DENVER -- A federal court judge has approved a settlement requiring U S WEST Inc. to return $8 million in defined benefit plan assets the company used to pay plan administrative costs.
Retiree Clayton Unger and a class of other plan participants and beneficiaries had sued U S WEST, Englewood, Colo., four years ago, claiming the company had charged the plan an estimated $30 million in administrative fees that should have been paid by the company's operating revenues.
Among the challenged expenses were attorneys' fees stemming from an earlier case brought by plan participants against the company and expenses not historically paid by the pension plan such as payroll and travel expenses of U S WEST employees, said Curtis L. Kennedy, the Denver attorney for the class.
Plan documents at the time allowed the company to charge the pension plan only for such things as investment manager fees, trustee fees, plan-related expenses of employees working for the company's investment management group and actuarial fees. (Several months before the Unger suit was filed, U S WEST modified the plan documents.)
U S WEST contended the company had not breached its fiduciary duty and that the expenses were appropriate under federal law, including the Employee Retirement Income Security Act, said Beth Kiovski, associate general counsel for U S WEST.
"Even though all of the expenses were allowable under ERISA, the pension plan was more strict than ERISA," Ms. Kiovski said.
Under the settlement approved Dec. 21 by U.S. District Court Judge Walker D. Miller sitting in the District of Colorado, U S WEST from now on will be able to charge the pension plan assets all expenses allowable under federal law, she said.
Although the original suit claimed $30 million, the parties settled the case for less. After examining pension plan records, Mr. Kennedy said, he determined that only about $10 million in charged expenses were in dispute, with $2 million of that sum "questionable."
But this settlement does not end all of U S WEST's pension plan litigation, said Mr. Kennedy, a sole practitioner who has made a career of suing U S WEST on behalf of retirees and plan participants. (He has brought more than 45 lawsuits against the regional phone company during his 17-year legal career. All have been successful, leading to settlements or trial wins.)
Mr. Kennedy also is representing plan participants who contend the company improperly took $55.8 million from the pension plan and put it into a post-retirement health-care trust.
U S WEST already has agreed not to oppose a move to add the claim to an existing federal court lawsuit on a related matter, Ms. Kiovski said. But, she added, transferring the money did not violate federal law because ERISA and the tax code allow a company to use pension plan surplus to pay for retirees' post-retirement health benefits under certain circumstances. The $11.7 billion pension plan is overfunded, in that it needs about $11 billion to pay out obligations, Ms. Kiovski said.
But the plan documents prohibited the use of plan assets for anything other than pension and death benefits, Ms. Kiovski said.

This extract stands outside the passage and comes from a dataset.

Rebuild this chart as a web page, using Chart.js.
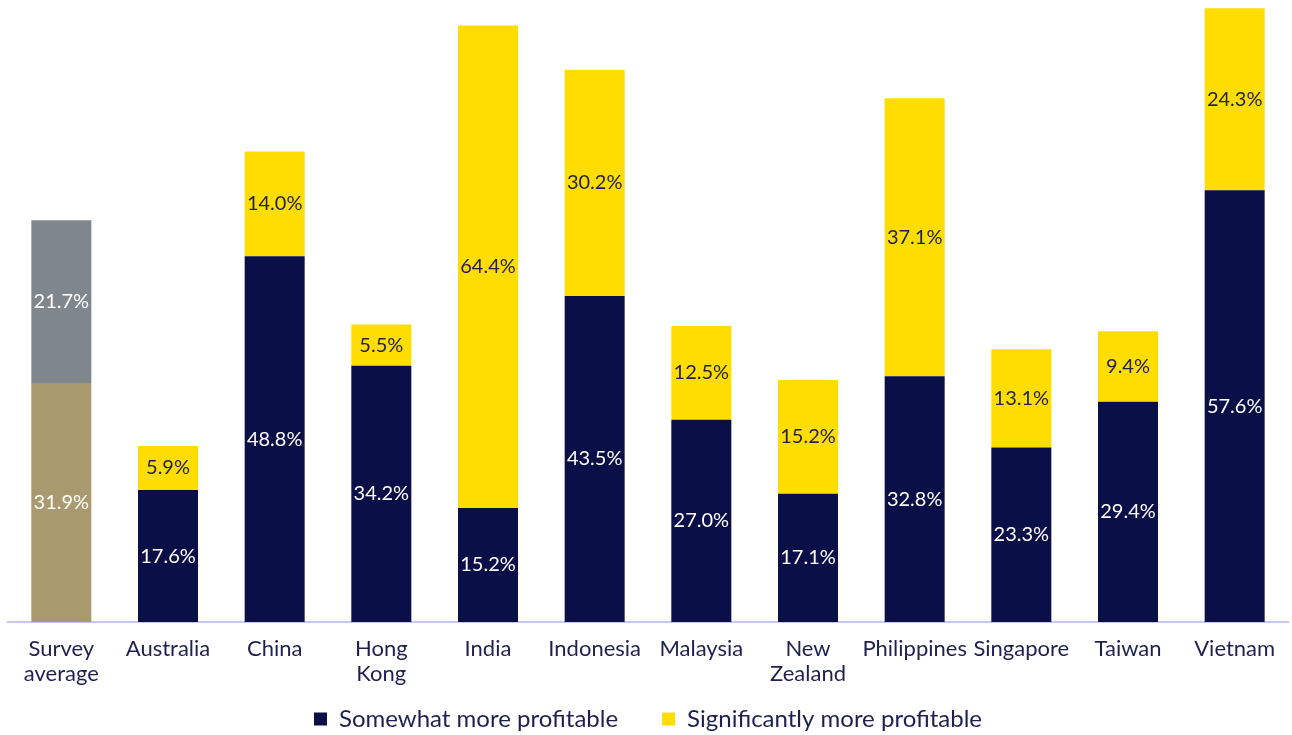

So before making the Dec. 15, 1998, transfer, U S WEST amended the documents to bring them in line with federal law, she said, including shortening the vesting period to one year from three.
The real issue is whether a plan sponsor should be allowed to change the plan terms to allow it to take actions that had been prohibited when the plan was set up, Mr. Kennedy said.
"If they can, the prior language would be meaningless," he said.
That issue is currently before the U.S. Supreme Court in the case of Jacobson vs. Hughes Aircraft, and Mr. Kennedy said he will not seek court permission to add the new cause of action until the high court makes a determination in that case.